Eu creio que, acima de tudo, o que tentámos fazer no futebol foi criar as condições de sustentabilidade e de organização para que o resultado desportivo que vai acontecendo não fosse por mero acaso. Portanto, estou convencido, muito sinceramente, que essa organização que conseguimos implementar está criada e, sinceramente, há condições para que Portugal continue na senda do êxito que teve, efetivamente, nos últimos anos.
Então, o seu sucessor terá um trabalho já facilitado?
Tendo em linha de conta aquilo que conseguimos criar e deixar forma sustentada, em termos de projeção de futuro, creio que tem as bases suficientes para desenvolver um trabalho adequado e profícuo.
Se pudesse ter continuado na Federação, o que é que ainda lhe faltaria fazer?
Sinceramente, no período de Covid – até porque estávamos de alguma forma limitados na nossa ação – tivemos o cuidado de delinear um plano estratégico 2030, que está em marcha. Aquilo que faltava fazer é concretizar todas as ideias exploradas nesse plano estratégico que nós apresentámos em 2023.
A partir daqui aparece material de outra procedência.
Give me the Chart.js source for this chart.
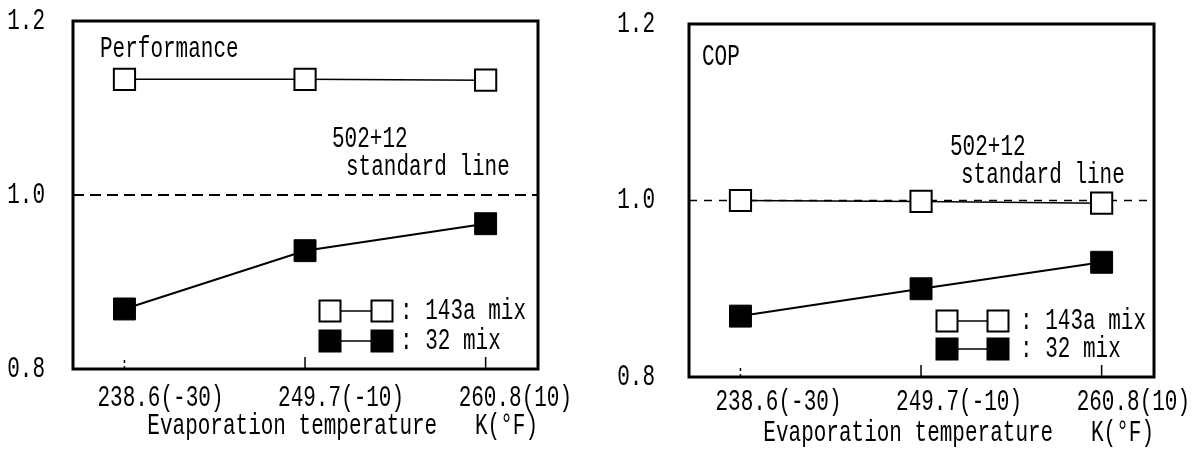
<!DOCTYPE html>
<html><head><meta charset="utf-8">
<script src="https://cdn.jsdelivr.net/npm/chart.js@4.4.1/dist/chart.umd.min.js"></script>
<style>
html,body{margin:0;padding:0;background:#fff;}
#wrap{position:relative;width:1196px;height:453px;overflow:hidden;background:#fff;}
.c{position:absolute;top:0;}
</style></head><body>
<div id="wrap">
<canvas id="perf" class="c" style="left:0px" width="600" height="453"></canvas>
<canvas id="cop" class="c" style="left:598px" width="598" height="453"></canvas>
</div>
<script>
// ---- data ----
const categories = ['238.6(-30)', '249.7(-10)', '260.8(10)'];
const yTickValues = [0.8, 1.0, 1.2];
const yTickLabels = ['0.8', '1.0', '1.2'];
const perf143a = [1.133, 1.133, 1.132];
const perf32 = [0.869, 0.936, 0.967];
const cop143a = [1.000, 0.999, 0.997];
const cop32 = [0.869, 0.900, 0.930];
const standardValue = 1.0;
const seriesNames = ['143a mix', '32 mix'];
const xTitle = 'Evaporation temperature   K(\u00B0F)';
const panelLabels = ['Performance', 'COP'];
const standardLabel = ['502+12', 'standard line'];

// ---- styling ----
const FONT = '"Liberation Mono", "DejaVu Sans Mono", monospace';
const FS = 21;
const SY = 1.4;
const X_MIN = -0.285, X_MAX = 2.29;

function stretchText(canvas) {
  const ctx = canvas.getContext('2d');
  const orig = ctx.fillText.bind(ctx);
  ctx.fillText = function (t, x, y, ...rest) {
    ctx.save();
    ctx.translate(x, y);
    ctx.scale(1, SY);
    orig(t, 0, 0, ...rest);
    ctx.restore();
  };
  return ctx;
}

function drawSquare(ctx, cx, cy, s, filled) {
  ctx.beginPath();
  ctx.rect(cx - s / 2, cy - s / 2, s, s);
  ctx.fillStyle = filled ? '#000' : '#fff';
  ctx.fill();
  ctx.lineWidth = 2;
  ctx.strokeStyle = '#000';
  ctx.stroke();
}

const decorPlugin = {
  id: 'decor',
  afterDatasetsDraw(chart, args, o) {
    const { ctx, chartArea: a, scales: { x } } = chart;
    ctx.save();
    // frame
    ctx.strokeStyle = '#000';
    ctx.lineWidth = 3;
    ctx.strokeRect(a.left, a.top, a.right - a.left, a.bottom - a.top);
    // inner tick marks
    ctx.lineWidth = 1.5;
    categories.forEach((c, i) => {
      const px = x.getPixelForValue(i);
      ctx.setLineDash(i === 0 ? [3, 3] : []);
      ctx.beginPath();
      ctx.moveTo(px, a.bottom);
      ctx.lineTo(px, a.bottom - 12);
      ctx.stroke();
    });
    ctx.setLineDash([]);
    // texts
    ctx.fillStyle = '#000';
    ctx.font = FS + 'px ' + FONT;
    ctx.textBaseline = 'middle';
    ctx.textAlign = 'left';
    o.texts.forEach(t => ctx.fillText(t.text, t.x, t.y));
    // legend
    o.legend.forEach((row, i) => {
      const filled = i === 1;
      ctx.strokeStyle = '#000';
      ctx.lineWidth = 1.5;
      ctx.beginPath();
      ctx.moveTo(row.x1, row.y);
      ctx.lineTo(row.x2, row.y);
      ctx.stroke();
      drawSquare(ctx, row.x1, row.y, 21, filled);
      drawSquare(ctx, row.x2, row.y, 21, filled);
      ctx.fillStyle = '#000';
      ctx.fillText(': ' + seriesNames[i], row.tx, row.y);
    });
    ctx.restore();
  }
};

function makeChart(id, s143, s32, cfg) {
  const canvas = document.getElementById(id);
  const ctx = stretchText(canvas);
  return new Chart(ctx, {
    type: 'line',
    data: {
      datasets: [
        {
          label: seriesNames[0],
          data: s143.map((v, i) => ({ x: i, y: v })),
          borderColor: '#000', borderWidth: 1.5,
          pointStyle: 'rect', pointRadius: 15, pointBorderWidth: 2,
          pointBackgroundColor: '#fff', pointBorderColor: '#000',
          order: 1
        },
        {
          label: seriesNames[1],
          data: s32.map((v, i) => ({ x: i, y: v })),
          borderColor: '#000', borderWidth: 2,
          pointStyle: 'rect', pointRadius: 15.5, pointBorderWidth: 1,
          pointBackgroundColor: '#000', pointBorderColor: '#000',
          order: 2
        },
        {
          label: 'standard',
          data: [{ x: X_MIN, y: standardValue }, { x: X_MAX, y: standardValue }],
          borderColor: '#000', borderWidth: cfg.stdWidth, borderDash: cfg.stdDash,
          pointRadius: 0,
          order: 3
        }
      ]
    },
    options: {
      responsive: false,
      animation: false,
      events: [],
      layout: { padding: { left: 0, top: cfg.top, right: cfg.right, bottom: 0 } },
      plugins: {
        legend: { display: false },
        tooltip: { enabled: false },
        decor: { texts: cfg.texts, legend: cfg.legend }
      },
      scales: {
        x: {
          type: 'linear', min: X_MIN, max: X_MAX,
          grid: { display: false },
          border: { display: false },
          afterBuildTicks: s => { s.ticks = categories.map((c, i) => ({ value: i })); },
          afterFit: s => { s.height = cfg.xHeight; s.paddingLeft = 0; s.paddingRight = 0; },
          ticks: {
            color: '#000', font: { family: FONT, size: FS },
            padding: cfg.xPad, align: 'start', labelOffset: cfg.labelOffset,
            maxRotation: 0, autoSkip: false,
            callback: v => categories[v]
          },
          title: {
            display: true, text: xTitle, align: 'end', color: '#000',
            font: { family: FONT, size: FS },
            padding: { top: 0, bottom: cfg.titlePad }
          }
        },
        y: {
          min: 0.8, max: 1.2,
          grid: { display: false },
          border: { display: false },
          afterBuildTicks: s => { s.ticks = yTickValues.map(v => ({ value: v })); },
          afterFit: s => { s.width = cfg.yWidth; s.paddingTop = 0; s.paddingBottom = 0; },
          ticks: {
            color: '#000', font: { family: FONT, size: FS },
            padding: cfg.yPad,
            callback: (v) => yTickLabels[yTickValues.findIndex(t => Math.abs(t - v) < 1e-6)]
          }
        }
      }
    },
    plugins: [decorPlugin]
  });
}

makeChart('perf', perf143a, perf32, {
  top: 21, right: 62, xHeight: 84, yWidth: 73, yPad: 20, xPad: 9, titlePad: 14,
  labelOffset: -27,
  stdWidth: 2, stdDash: [11, 6],
  texts: [
    { text: panelLabels[0], x: 100, y: 49 },
    { text: standardLabel[0], x: 332, y: 139 },
    { text: standardLabel[1], x: 346, y: 167 }
  ],
  legend: [
    { x1: 330, x2: 382, tx: 400, y: 311 },
    { x1: 330, x2: 382, tx: 400, y: 341 }
  ]
});

makeChart('cop', cop143a, cop32, {
  top: 24, right: 42, xHeight: 76, yWidth: 91, yPad: 26, xPad: 5, titlePad: 7,
  labelOffset: -25,
  stdWidth: 1.5, stdDash: [8, 7],
  texts: [
    { text: panelLabels[1], x: 104, y: 57 },
    { text: standardLabel[0], x: 352, y: 147 },
    { text: standardLabel[1], x: 363, y: 175 }
  ],
  legend: [
    { x1: 349, x2: 400, tx: 422, y: 321 },
    { x1: 349, x2: 400, tx: 422, y: 349 }
  ]
});
</script>
</body></html>
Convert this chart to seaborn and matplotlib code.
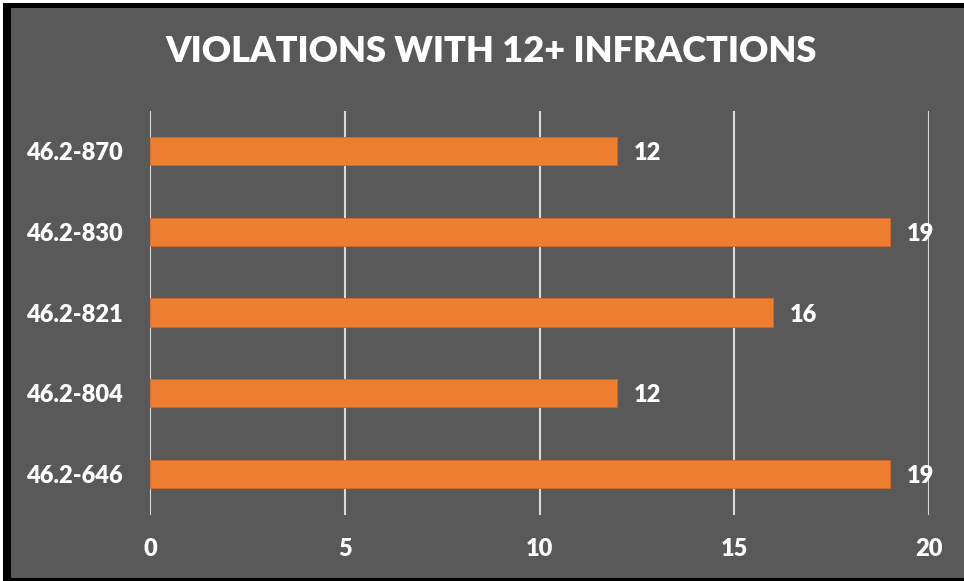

Uma das lacunas tremendas que o nosso país tem para o desenvolvimento da prática desportiva, é uma realidade, está no plano estratégico, a melhoria e o incremento dos equipamentos desportivos. Mas passa pela elevação da prática, o objetivo de 2030 de atingir 400 mil praticantes, ter 75 mil mulheres a praticar futebol, intervir na escolaridade dos seis aos dez anos da prática desportiva, o que eleva as capacidades das crianças e as prepara melhor para a atividade esportiva, intervir ao nível dos seniores – e tem muito a ver com as questões de saúde, de generalizar a prática desportiva através do walking football. Tudo isso está explanado no plano estratégico, portanto, aquilo que eu poderia dizer é que, se tivesse continuado, pegaria o plano estratégico que está ativo e concretizá-lo-ia.